Cover version of the month #21
Galaxie 500 cover New Order
Ceremony, the debut release by New Order, was a (kind of) cover version. The song was written by Ian Curtis and performed live by Joy Division and there is also a studio version that was recorded only 4-days before his death. However all 3 known recordings of Joy Division playing Ceremony have partially audible vocals.
New Order's version was released in early 1981, less than a year after Curtis' death. I have just finished reading Peter Hook's excellent Substance autobiography and he talks of how the band just didn't know how to react to Curtis' suicide, they didn't know how to grieve and they didn't know what to do. So, Sumner, Hook and Morris did the only thing they knew.... they met up and played music. Unable to decide on a singer (eventually landing at Sumner at default after a number of shows with all 3 taking on vocals), they also struggled with a band name, thankfully choosing New Order over some bizarre suggestions by manager Rob Gretton.

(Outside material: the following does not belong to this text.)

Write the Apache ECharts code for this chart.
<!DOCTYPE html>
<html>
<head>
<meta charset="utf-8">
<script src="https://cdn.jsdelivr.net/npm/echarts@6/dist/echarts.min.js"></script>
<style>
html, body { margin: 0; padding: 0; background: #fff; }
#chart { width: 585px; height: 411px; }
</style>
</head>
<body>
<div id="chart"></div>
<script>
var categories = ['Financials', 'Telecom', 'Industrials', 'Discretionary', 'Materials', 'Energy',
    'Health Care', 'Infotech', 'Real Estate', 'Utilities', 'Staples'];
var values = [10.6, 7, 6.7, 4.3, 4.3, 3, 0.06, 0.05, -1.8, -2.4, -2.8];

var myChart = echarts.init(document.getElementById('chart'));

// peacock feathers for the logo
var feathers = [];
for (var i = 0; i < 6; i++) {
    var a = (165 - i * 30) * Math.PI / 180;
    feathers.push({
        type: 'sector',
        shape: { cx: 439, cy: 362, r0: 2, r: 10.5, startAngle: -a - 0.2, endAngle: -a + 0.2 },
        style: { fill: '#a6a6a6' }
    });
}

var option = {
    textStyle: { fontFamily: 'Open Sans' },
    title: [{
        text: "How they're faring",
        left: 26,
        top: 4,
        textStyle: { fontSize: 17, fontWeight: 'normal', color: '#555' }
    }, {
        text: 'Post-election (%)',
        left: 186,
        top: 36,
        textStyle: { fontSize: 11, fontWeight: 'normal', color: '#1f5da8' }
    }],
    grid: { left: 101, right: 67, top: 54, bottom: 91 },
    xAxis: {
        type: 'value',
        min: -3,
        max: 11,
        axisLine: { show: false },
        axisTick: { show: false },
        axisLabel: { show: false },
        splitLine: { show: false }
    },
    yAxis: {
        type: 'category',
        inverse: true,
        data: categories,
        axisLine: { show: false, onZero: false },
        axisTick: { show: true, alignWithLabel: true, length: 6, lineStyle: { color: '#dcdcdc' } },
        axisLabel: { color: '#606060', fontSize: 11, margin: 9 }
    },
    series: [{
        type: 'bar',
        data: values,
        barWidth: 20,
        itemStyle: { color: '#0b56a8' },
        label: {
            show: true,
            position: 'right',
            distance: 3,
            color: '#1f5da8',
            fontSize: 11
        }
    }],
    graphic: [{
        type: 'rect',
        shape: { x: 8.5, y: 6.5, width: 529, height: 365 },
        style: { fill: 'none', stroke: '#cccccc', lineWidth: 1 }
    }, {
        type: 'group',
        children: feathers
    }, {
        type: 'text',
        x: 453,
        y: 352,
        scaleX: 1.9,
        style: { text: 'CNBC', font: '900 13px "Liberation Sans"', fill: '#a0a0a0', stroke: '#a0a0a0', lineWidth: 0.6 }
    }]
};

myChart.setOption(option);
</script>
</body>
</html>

New Order then rerecorded and rereleased Ceremony in the same year, due to the addition of Gillian Gilbert to the band.
Both versions are raw and full of urgency; the bass and guitar riff entwined with each other and Stephen Morris keeps the drums and percussion going throughout. Sumner's guitar is a delight - his playful style with New Order ensures he is one of my favourite guitarists.

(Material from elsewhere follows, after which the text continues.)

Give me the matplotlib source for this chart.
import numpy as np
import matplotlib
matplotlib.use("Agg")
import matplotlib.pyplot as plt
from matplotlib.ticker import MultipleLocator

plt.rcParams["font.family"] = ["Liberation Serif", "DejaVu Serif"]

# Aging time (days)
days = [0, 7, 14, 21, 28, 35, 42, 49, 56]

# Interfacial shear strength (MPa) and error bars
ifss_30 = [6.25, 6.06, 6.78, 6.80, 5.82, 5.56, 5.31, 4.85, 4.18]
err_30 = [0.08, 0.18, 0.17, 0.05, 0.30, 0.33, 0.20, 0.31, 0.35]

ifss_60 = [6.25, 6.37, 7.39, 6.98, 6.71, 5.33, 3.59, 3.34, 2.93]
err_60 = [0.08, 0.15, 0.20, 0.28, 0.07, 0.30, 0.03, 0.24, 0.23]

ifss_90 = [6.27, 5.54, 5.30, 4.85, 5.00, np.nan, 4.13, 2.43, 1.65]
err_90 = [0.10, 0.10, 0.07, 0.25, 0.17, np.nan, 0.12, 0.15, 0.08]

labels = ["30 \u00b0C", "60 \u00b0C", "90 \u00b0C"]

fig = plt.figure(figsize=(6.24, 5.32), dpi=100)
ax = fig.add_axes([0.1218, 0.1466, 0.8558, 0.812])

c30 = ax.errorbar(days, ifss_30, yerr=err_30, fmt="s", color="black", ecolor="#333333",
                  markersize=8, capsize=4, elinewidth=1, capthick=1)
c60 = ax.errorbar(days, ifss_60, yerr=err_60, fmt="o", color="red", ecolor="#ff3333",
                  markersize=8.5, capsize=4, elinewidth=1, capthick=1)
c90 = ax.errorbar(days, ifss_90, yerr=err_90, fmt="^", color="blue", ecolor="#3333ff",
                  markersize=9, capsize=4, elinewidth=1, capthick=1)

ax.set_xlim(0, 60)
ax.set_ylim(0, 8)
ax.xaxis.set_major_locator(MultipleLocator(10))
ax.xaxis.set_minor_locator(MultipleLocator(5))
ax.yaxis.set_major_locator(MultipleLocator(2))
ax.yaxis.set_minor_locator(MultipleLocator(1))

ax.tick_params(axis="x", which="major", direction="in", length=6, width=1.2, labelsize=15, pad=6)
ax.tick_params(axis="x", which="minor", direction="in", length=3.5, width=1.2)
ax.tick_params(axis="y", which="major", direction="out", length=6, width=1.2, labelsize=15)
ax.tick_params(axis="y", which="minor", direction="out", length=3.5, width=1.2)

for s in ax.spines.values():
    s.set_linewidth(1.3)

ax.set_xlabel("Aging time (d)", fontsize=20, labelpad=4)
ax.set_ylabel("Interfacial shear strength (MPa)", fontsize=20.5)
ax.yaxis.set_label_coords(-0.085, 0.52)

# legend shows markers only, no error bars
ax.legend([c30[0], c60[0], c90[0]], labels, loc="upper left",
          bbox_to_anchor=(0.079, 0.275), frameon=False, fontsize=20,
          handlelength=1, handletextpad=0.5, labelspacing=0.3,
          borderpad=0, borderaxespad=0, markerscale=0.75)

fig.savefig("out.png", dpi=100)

Galaxie 500 are a band I discovered via Nirvana. I remember buying their On Fire album from Missing Records on Oswald Street. The album not only contains this excellent cover version of Ceremony, but also one of George Harrison's Isn't It A Pity.
Galaxie 500 recognise the beauty of Ceremony and add on an extra 90 seconds to the New Order version. They start with the guitar riff in all its raw glory, slowly coaxing in some light high hats and the second riff. The vocals are strained and sound all the better for it, the drums sound primitive in comparison to Stephen Morris' work with New Order, the bass is low in the mix, unlike Hook's mighty bass for New Order.
The build to the concluding Watching forever... segment is glorious - sounding fragile and soulful at the same time before the band get lost in guitars and drums for the final 90 seconds.
It is a cracking cover version that remains true to the original in many ways, but stretches it out and plays on the strength of the riffs, melody and lyrics.